Part 6:  Finding Niño

The CO2 carbon isotope record can be correlated with the El Niño/La Niña climate cycle, indicating large volumes of carbon exchange between the atmosphere and the tropical Pacific Ocean.

Multi-annual cycles, or “waves” are present in the CO2 carbon isotope data after removing the seasonal cycle.  Lower amplitude but correlative waves also exist in the bulk CO2 chart.  Periods of rapidly falling d C13/C12 correspond to El Niño climatic events, suggesting variability in the rate at which the tropical Pacific Ocean takes up or releases C12 to the atmosphere.  The amplitude of the waves interrupts and sometimes reverses the secular trend, indicating that the volumes of carbon exchanged sometimes exceed the volume of human carbon emissions.

A series of mathematical operations can reduce the global CO2 isotope record to a single trace which indicates the rate at which atmospheric carbon is exchanged with the Carbonsphere.  Assuming no fractionation in the exchange process, positive values indicate a faster rate of absorption of C12 by the Carbonsphere.  Negative values indicate a slower rate of C12 absorption by the Carbonsphere.  With a slight time lag, the trace can be correlated with the Oceanic Niño Index (ONI).  The ONI is a measure of sea surface temperatures published by NOAA, indicating the prevalence of El Niño or La Niño conditions. 

The trace derived from the d C13/C12 isotope data indicates variability in the rate of exchange of C12 between the atmosphere and carbon reservoirs.
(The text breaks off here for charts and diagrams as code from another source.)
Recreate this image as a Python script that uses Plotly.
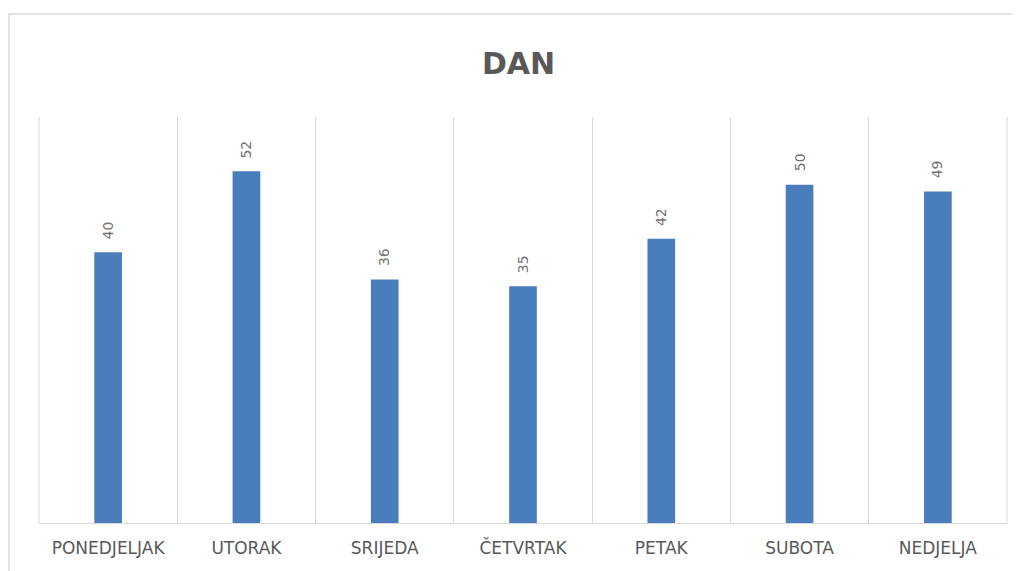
import plotly.graph_objects as go

days = ["PONEDJELJAK", "UTORAK", "SRIJEDA", "ČETVRTAK", "PETAK", "SUBOTA", "NEDJELJA"]
values = [40, 52, 36, 35, 42, 50, 49]

fig = go.Figure()
fig.add_trace(go.Bar(
    x=days, y=values, width=0.2,
    marker=dict(color="#4a7dbb", line=dict(width=0)),
    hoverinfo="x+y",
))

for d, v in zip(days, values):
    fig.add_annotation(x=d, y=v, text=str(v), textangle=-90, showarrow=False,
                       yanchor="bottom", xanchor="center", yshift=11,
                       font=dict(family="DejaVu Sans", size=14, color="#737373"))

fig.update_layout(
    width=1012, height=563,
    margin=dict(l=31, r=13, t=109, b=48),
    paper_bgcolor="white", plot_bgcolor="white",
    title=dict(text="<b>DAN</b>", x=0.5045, xanchor="center", y=0.902, yanchor="middle",
               font=dict(family="DejaVu Sans", size=30, color="#595959")),
    showlegend=False,
    xaxis=dict(
        type="category", range=[-0.5, 6.5], tickson="boundaries",
        showgrid=True, gridcolor="#d9d9d9", gridwidth=1,
        showline=True, linecolor="#d9d9d9", ticks="", ticklabelstandoff=10,
        tickfont=dict(family="DejaVu Sans", size=17, color="#595959"),
    ),
    yaxis=dict(range=[0, 60], showgrid=False, showticklabels=False, zeroline=False, showline=False),
    shapes=[
        dict(type="rect", xref="paper", yref="paper", x0=-0.031, x1=1.05, y0=-0.3, y1=1.2537,
             line=dict(color="#d9d9d9", width=1.5), layer="below"),
        dict(type="line", xref="paper", yref="paper", x0=0, x1=0, y0=0, y1=1,
             line=dict(color="#d9d9d9", width=1), layer="below"),
        dict(type="line", xref="paper", yref="paper", x0=1, x1=1, y0=0, y1=1,
             line=dict(color="#d9d9d9", width=1), layer="below"),
    ],
)

fig.write_html("out.html")
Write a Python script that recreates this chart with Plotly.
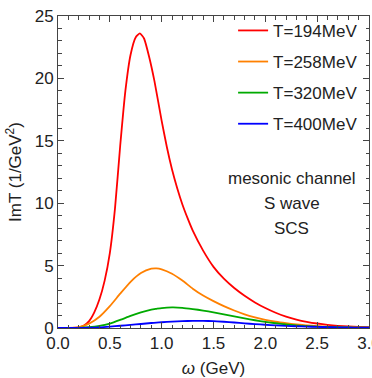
import plotly.graph_objects as go

omega = [0.0, 0.1, 0.2, 0.25, 0.3, 0.35, 0.4, 0.45, 0.5, 0.55, 0.6, 0.65, 0.7, 0.75, 0.79,
         0.83, 0.88, 0.93, 1.0, 1.05, 1.1, 1.15, 1.2, 1.25, 1.3, 1.4, 1.5, 1.6, 1.7, 1.8, 1.9, 2.0,
         2.1, 2.2, 2.3, 2.4, 2.5, 2.6, 2.7, 2.8, 2.9, 3.0]
im_194 = [0.0, 0.0, 0.05, 0.2, 0.55, 1.25, 2.3, 3.8, 6.0, 9.6, 14.6, 19.0, 21.9, 23.3, 23.6,
          23.2, 21.7, 19.8, 16.6, 14.5, 12.7, 11.2, 9.9, 8.8, 7.8, 6.2, 4.9, 3.95, 3.2, 2.58, 2.05, 1.6,
          1.22, 0.92, 0.68, 0.5, 0.36, 0.25, 0.17, 0.12, 0.08, 0.06]

omega_b = [0.0, 0.1, 0.2, 0.3, 0.4, 0.5, 0.6, 0.7, 0.8, 0.9, 0.95, 1.0, 1.1, 1.2, 1.3, 1.4,
           1.5, 1.6, 1.7, 1.8, 1.9, 2.0, 2.1, 2.2, 2.3, 2.4, 2.5, 2.6, 2.7, 2.8, 2.9, 3.0]
im_258 = [0.0, 0.0, 0.06, 0.35, 0.9, 1.75, 2.75, 3.7, 4.4, 4.75, 4.78, 4.7, 4.35, 3.8, 3.15, 2.6,
          2.15, 1.75, 1.4, 1.1, 0.86, 0.66, 0.5, 0.38, 0.28, 0.21, 0.15, 0.11, 0.08, 0.06, 0.04, 0.03]
im_320 = [0.0, 0.0, 0.01, 0.06, 0.17, 0.36, 0.65, 0.97, 1.25, 1.47, 1.54, 1.6, 1.65, 1.62, 1.52, 1.4,
          1.26, 1.1, 0.93, 0.77, 0.62, 0.49, 0.38, 0.29, 0.21, 0.15, 0.11, 0.08, 0.06, 0.04, 0.03, 0.02]
im_400 = [0.0, 0.0, 0.0, 0.02, 0.05, 0.11, 0.18, 0.25, 0.32, 0.4, 0.43, 0.46, 0.51, 0.55, 0.57, 0.57,
          0.55, 0.5, 0.44, 0.37, 0.31, 0.26, 0.21, 0.17, 0.14, 0.11, 0.09, 0.07, 0.05, 0.04, 0.03, 0.02]

series = [
    ("T=194MeV", omega, im_194, "#ff0000"),
    ("T=258MeV", omega_b, im_258, "#ff8000"),
    ("T=320MeV", omega_b, im_320, "#00aa00"),
    ("T=400MeV", omega_b, im_400, "#0000ff"),
]

x_ticks = [0.0, 0.5, 1.0, 1.5, 2.0, 2.5, 3.0]
y_ticks = [0, 5, 10, 15, 20, 25]

FONT = "Arial, Liberation Sans, sans-serif"

fig = go.Figure()
for i, (name, xs, ys, col) in enumerate(series):
    fig.add_trace(go.Scatter(x=xs, y=ys, mode="lines", name=name, legendgroup=str(i),
                             line=dict(color=col, width=1.8, shape="spline", smoothing=0.5)))

axis_common = dict(showline=True, linecolor="#444", linewidth=1, mirror="ticks",
                   ticks="inside", ticklen=6, tickcolor="#444", showgrid=False, zeroline=False,
                   automargin=False, ticklabeloverflow="allow",
                   tickfont=dict(family=FONT, size=17, color="#222"))

fig.update_xaxes(range=[0, 3], tickvals=x_ticks, tickformat=".1f",
                 minor=dict(ticks="inside", ticklen=3.5, dtick=0.1, tick0=0, tickcolor="#444"),
                 title=dict(text="<i>ω</i> (GeV)", font=dict(family=FONT, size=17, color="#222"), standoff=12),
                 **axis_common)
fig.update_yaxes(range=[0, 25], tickvals=y_ticks,
                 minor=dict(ticks="inside", ticklen=3.5, dtick=1, tick0=0, tickcolor="#444"),
                 title=dict(text="ImT (1/GeV<sup>2</sup>)", font=dict(family=FONT, size=17, color="#222"), standoff=8),
                 **axis_common)

notes = ["mesonic channel", "S wave", "SCS"]
note_y = [0.48, 0.40, 0.32]
for t, yy in zip(notes, note_y):
    fig.add_annotation(text=t, x=0.751, y=yy, xref="paper", yref="paper", showarrow=False,
                       xanchor="center", yanchor="middle",
                       font=dict(family=FONT, size=17, color="#222"))

fig.update_layout(
    width=372, height=378,
    margin=dict(l=58, r=3, t=16, b=50),
    plot_bgcolor="white", paper_bgcolor="white",
    legend=dict(x=0.563, y=1.01, xanchor="left", yanchor="top", bgcolor="rgba(0,0,0,0)",
                font=dict(family=FONT, size=17, color="#222"), tracegroupgap=6,
                itemwidth=30),
    showlegend=True,
)

fig.write_html("out.html")
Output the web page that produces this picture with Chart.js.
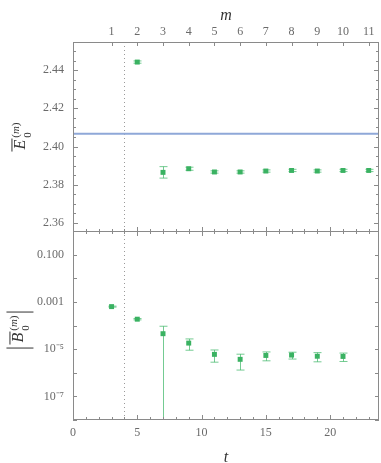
<!DOCTYPE html>
<html>
<head>
<meta charset="utf-8">
<script src="https://cdn.jsdelivr.net/npm/chart.js@4/dist/chart.umd.min.js"></script>
<style>
  html, body { margin:0; padding:0; background:#fff; }
  #wrap { position:relative; width:381px; height:463px; overflow:hidden; }
  canvas { position:absolute; left:0; }
  #cTop { top:0; }
  #cBot { top:231px; }
  .ylab { position:absolute; transform:translate(-50%,-50%) rotate(-90deg); white-space:nowrap;
          font-family:"Liberation Serif", serif; color:#333; font-size:16px; line-height:1; }
  .ov { display:inline-block; border-top:1px solid #333; font-style:italic; padding:0 1px 0 2px; line-height:1.05; }
  .scr { display:inline-flex; flex-direction:column; font-size:11px; vertical-align:middle; margin-left:1px; line-height:1.05; }
  .scr i { font-style:italic; }
  .abs { display:inline-block; border-left:1px solid #333; border-right:1px solid #333; padding:2px 3px; }
</style>
</head>
<body>
<div id="wrap">
  <canvas id="cTop" width="381" height="232"></canvas>
  <canvas id="cBot" width="381" height="232"></canvas>
  <div class="ylab" style="left:22px; top:137px;"><span class="ov">E</span><span class="scr"><span>(<i>m</i>)</span><span>0</span></span></div>
  <div class="ylab" style="left:20px; top:330px;"><span class="abs"><span class="ov">B</span><span class="scr"><span>(<i>m</i>)</span><span>0</span></span></span></div>
</div>
<script>
// ---------------- data ----------------
const tTop  = [5, 7, 9, 11, 13, 15, 17, 19, 21, 23];
const eVals = [2.4442, 2.3865, 2.3884, 2.3867, 2.3867, 2.3872, 2.3875, 2.3872, 2.3875, 2.3875];
const eErrs = [0.0006, 0.0030, 0.0008, 0.0006, 0.0006, 0.0006, 0.0006, 0.0006, 0.0006, 0.0006];
const eRef  = 2.4067;

const tBot  = [3, 5, 7, 9, 11, 13, 15, 17, 19, 21];
const bVals = [6.3e-4, 1.85e-4, 4.5e-5, 1.8e-5, 6.0e-6, 3.7e-6, 5.4e-6, 5.6e-6, 5.0e-6, 4.9e-6];
const bErrs = [3e-5, 1.2e-5, 4.8e-5, 0.9e-5, 3.2e-6, 2.4e-6, 2.2e-6, 1.8e-6, 2.1e-6, 1.9e-6];

const eTicks   = [2.36, 2.38, 2.40, 2.42, 2.44];
const mTicks   = [1, 2, 3, 4, 5, 6, 7, 8, 9, 10, 11];
const tTicks   = [0, 5, 10, 15, 20];
const bTicks   = [1e-1, 1e-3, 1e-5, 1e-7];
const bLabels  = ['0.100', '0.001', '10\u207B\u2075', '10\u207B\u2077'];
const cutT = 4;
const tMin = 0, tMax = 23.8;

// ---------------- style ----------------
const GREEN = 'rgb(58,178,98)';
const GREEN_ERR = 'rgba(70,185,110,0.75)';
const FRAME = '#8a8a8a';
const FONT = '"Liberation Serif", serif';
const tickFont = { family: FONT, size: 12 };
const tickColor = '#6a6a6a';

function range(a, b, s) { const r = []; for (let v = a; v <= b + 1e-9; v += s) r.push(+v.toFixed(6)); return r; }
function noPad(s) { s.paddingTop = 0; s.paddingBottom = 0; s.paddingLeft = 0; s.paddingRight = 0; }

function drawTicks(ctx, ca, scale, vals, len, side) {
  ctx.beginPath();
  vals.forEach(v => {
    const p = Math.round(scale.getPixelForValue(v)) + 0.5;
    if (side === 'left')   { ctx.moveTo(ca.left, p);   ctx.lineTo(ca.left + len, p); }
    if (side === 'right')  { ctx.moveTo(ca.right, p);  ctx.lineTo(ca.right - len, p); }
    if (side === 'top')    { ctx.moveTo(p, ca.top);    ctx.lineTo(p, ca.top + len); }
    if (side === 'bottom') { ctx.moveTo(p, ca.bottom); ctx.lineTo(p, ca.bottom - len); }
  });
  ctx.stroke();
}

const decor = {
  id: 'decor',
  beforeDatasetsDraw(chart, args, opts) {
    const { ctx, chartArea: ca } = chart;
    const xs = chart.scales.x;
    ctx.save();
    ctx.strokeStyle = '#9a9a9a'; ctx.lineWidth = 1; ctx.setLineDash([1, 3]);
    const px = Math.round(xs.getPixelForValue(cutT)) + 0.5;
    ctx.beginPath(); ctx.moveTo(px, ca.top); ctx.lineTo(px, ca.bottom); ctx.stroke();
    ctx.setLineDash([]);
    ctx.beginPath(); ctx.rect(ca.left, ca.top, ca.width, ca.height); ctx.clip();
    ctx.strokeStyle = GREEN_ERR; ctx.lineWidth = 1;
    const ys = chart.scales.y;
    opts.xs.forEach((t, i) => {
      const v = opts.vals[i], e = opts.errs[i];
      const x = Math.round(xs.getPixelForValue(t)) + 0.5;
      const yHi = ys.getPixelForValue(v + e);
      const lo = v - e;
      const yLo = lo > 0 ? ys.getPixelForValue(lo) : ca.bottom + 2;
      ctx.beginPath();
      ctx.moveTo(x, yHi); ctx.lineTo(x, yLo);
      ctx.moveTo(x - 4, yHi); ctx.lineTo(x + 4, yHi);
      if (lo > 0) { ctx.moveTo(x - 4, yLo); ctx.lineTo(x + 4, yLo); }
      ctx.stroke();
    });
    ctx.restore();
  },
  afterDraw(chart, args, opts) {
    const { ctx, chartArea: ca } = chart;
    ctx.save();
    ctx.strokeStyle = FRAME; ctx.lineWidth = 1;
    ctx.strokeRect(Math.round(ca.left) + 0.5, Math.round(ca.top) + 0.5, Math.round(ca.width) - 1, Math.round(ca.height) - 1);
    const xs = chart.scales.x, ys = chart.scales.y;
    const tMinor = range(0, 23, 1).filter(v => v % 5 !== 0);
    const tMajor = range(0, 20, 5);
    drawTicks(ctx, ca, xs, tMajor, 5, 'bottom');
    drawTicks(ctx, ca, xs, tMinor, 3, 'bottom');
    if (opts.top) {
      const ms = chart.scales.m;
      drawTicks(ctx, ca, ms, mTicks, 4, 'top');
      drawTicks(ctx, ca, ys, eTicks, 5, 'left');
      drawTicks(ctx, ca, ys, eTicks, 5, 'right');
      const minor = range(2.36, 2.45, 0.005).filter(v => !eTicks.some(m => Math.abs(m - v) < 1e-6));
      drawTicks(ctx, ca, ys, minor, 3, 'left');
      drawTicks(ctx, ca, ys, minor, 3, 'right');
    } else {
      drawTicks(ctx, ca, xs, tMajor, 5, 'top');
      drawTicks(ctx, ca, xs, tMinor, 3, 'top');
      const dec = [1e-8,1e-7,1e-6,1e-5,1e-4,1e-3,1e-2,1e-1];
      drawTicks(ctx, ca, ys, dec, 4, 'left');
      drawTicks(ctx, ca, ys, dec, 4, 'right');
    }
    ctx.restore();
  }
};

// ---------------- top panel ----------------
new Chart(document.getElementById('cTop'), {
  type: 'scatter',
  data: {
    datasets: [
      { type: 'line', data: [{ x: tMin, y: eRef }, { x: tMax, y: eRef }],
        borderColor: 'rgb(143,168,216)', borderWidth: 2, pointRadius: 0, order: 2 },
      { data: tTop.map((t, i) => ({ x: t, y: eVals[i] })),
        pointStyle: 'rect', pointRadius: 3.5, backgroundColor: GREEN, borderWidth: 0, order: 1 }
    ]
  },
  options: {
    responsive: false, animation: false, devicePixelRatio: 1,
    layout: { autoPadding: false, padding: { left: 0, right: 2, top: 0, bottom: 0 } },
    plugins: { legend: { display: false }, tooltip: { enabled: false },
      decor: { top: true, xs: tTop, vals: eVals, errs: eErrs } },
    scales: {
      x: { type: 'linear', position: 'bottom', min: tMin, max: tMax, display: false },
      y: { type: 'linear', position: 'left', min: 2.3553, max: 2.4547,
           afterBuildTicks(s) { s.ticks = eTicks.map(v => ({ value: v })); },
           afterFit(s) { s.width = 73; noPad(s); },
           grid: { display: false, drawTicks: false }, border: { display: false },
           ticks: { padding: 9, font: tickFont, color: tickColor, callback: v => v.toFixed(2) } },
      m: { type: 'linear', position: 'top', min: (tMin - 1) / 2, max: (tMax - 1) / 2,
           afterBuildTicks(s) { s.ticks = mTicks.map(v => ({ value: v })); },
           afterFit(s) { s.height = 42; noPad(s); },
           grid: { display: false, drawTicks: false }, border: { display: false },
           title: { display: true, text: 'm', color: '#333', padding: { top: 6, bottom: 0 },
                    font: { family: FONT, size: 16, style: 'italic' } },
           ticks: { padding: 3, font: tickFont, color: tickColor, callback: v => String(v) } }
    }
  },
  plugins: [decor]
});

// ---------------- bottom panel ----------------
new Chart(document.getElementById('cBot'), {
  type: 'scatter',
  data: {
    datasets: [
      { data: tBot.map((t, i) => ({ x: t, y: bVals[i] })),
        pointStyle: 'rect', pointRadius: 3.5, backgroundColor: GREEN, borderWidth: 0 }
    ]
  },
  options: {
    responsive: false, animation: false, devicePixelRatio: 1,
    layout: { autoPadding: false, padding: { left: 0, right: 2, top: 0, bottom: 0 } },
    plugins: { legend: { display: false }, tooltip: { enabled: false },
      decor: { top: false, xs: tBot, vals: bVals, errs: bErrs } },
    scales: {
      x: { type: 'linear', position: 'bottom', min: tMin, max: tMax,
           afterBuildTicks(s) { s.ticks = tTicks.map(v => ({ value: v })); },
           afterFit(s) { s.height = 43; noPad(s); },
           grid: { display: false, drawTicks: false }, border: { display: false },
           title: { display: true, text: 't', color: '#333', padding: { top: 0, bottom: -4 },
                    font: { family: FONT, size: 16, style: 'italic' } },
           ticks: { padding: 6, font: tickFont, color: tickColor, callback: v => String(v) } },
      y: { type: 'logarithmic', position: 'left', min: 1e-8, max: 1,
           afterBuildTicks(s) { s.ticks = bTicks.map(v => ({ value: v })); },
           afterFit(s) { s.width = 73; noPad(s); },
           grid: { display: false, drawTicks: false }, border: { display: false },
           ticks: { padding: 9, font: tickFont, color: tickColor,
                    callback: (v) => { const i = bTicks.findIndex(b => Math.abs(Math.log10(b) - Math.log10(v)) < 1e-6); return i >= 0 ? bLabels[i] : ''; } } }
    }
  },
  plugins: [decor]
});
</script>
</body>
</html>
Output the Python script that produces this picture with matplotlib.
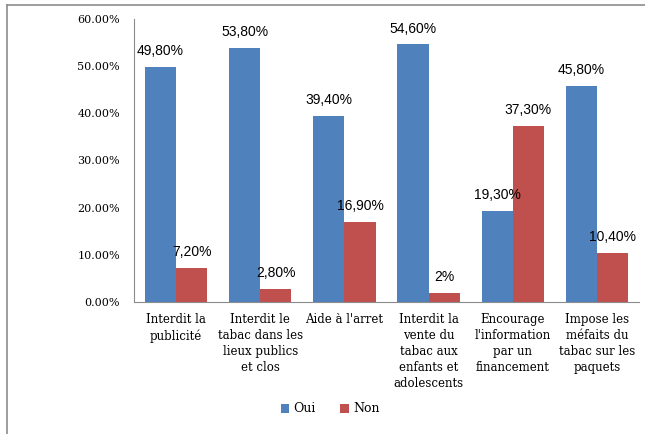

That curve correlates well with the Oceanic Niño Index, a measure of the El Niño/El Niña climate cycle.  La Niña conditions, which are characterized by abnormally cool sea surface temperatures, correspond with accelerated absorption of atmospheric C12 by the ocean.  El Niño conditions, characterized by warm sea surface temperatures, correspond to decreased absorption of atmospheric C12 by the ocean. 

The quality and quantity of oceanic carbon data is weak in comparison to atmospheric CO2 data.  Oceanic carbon data is limited by a lack of continuous readings or fixed observation sites, and is strongly influenced by local biological activity.  Nevertheless, at the broadest scale, oceanic dissolved inorganic carbon is isotopically lighter in the Northern Hemisphere, reflecting the influence of fossil fuels in the Northern Hemisphere.  Improved, systematic data collection in the oceans and other carbon reservoirs will be necessary to develop a comprehensive model of the earth’s carbon cycle.
Note: Since the original poster was presented in May, 2014, I have noticed that the low d C13/C12 values are located in the Atlantic Ocean, and may be associated with the Greenland Current.  It is possible that these values reflect a natural process, such as a significant volume of glacial meltwater lowering the d C13/C12 value of the seawater.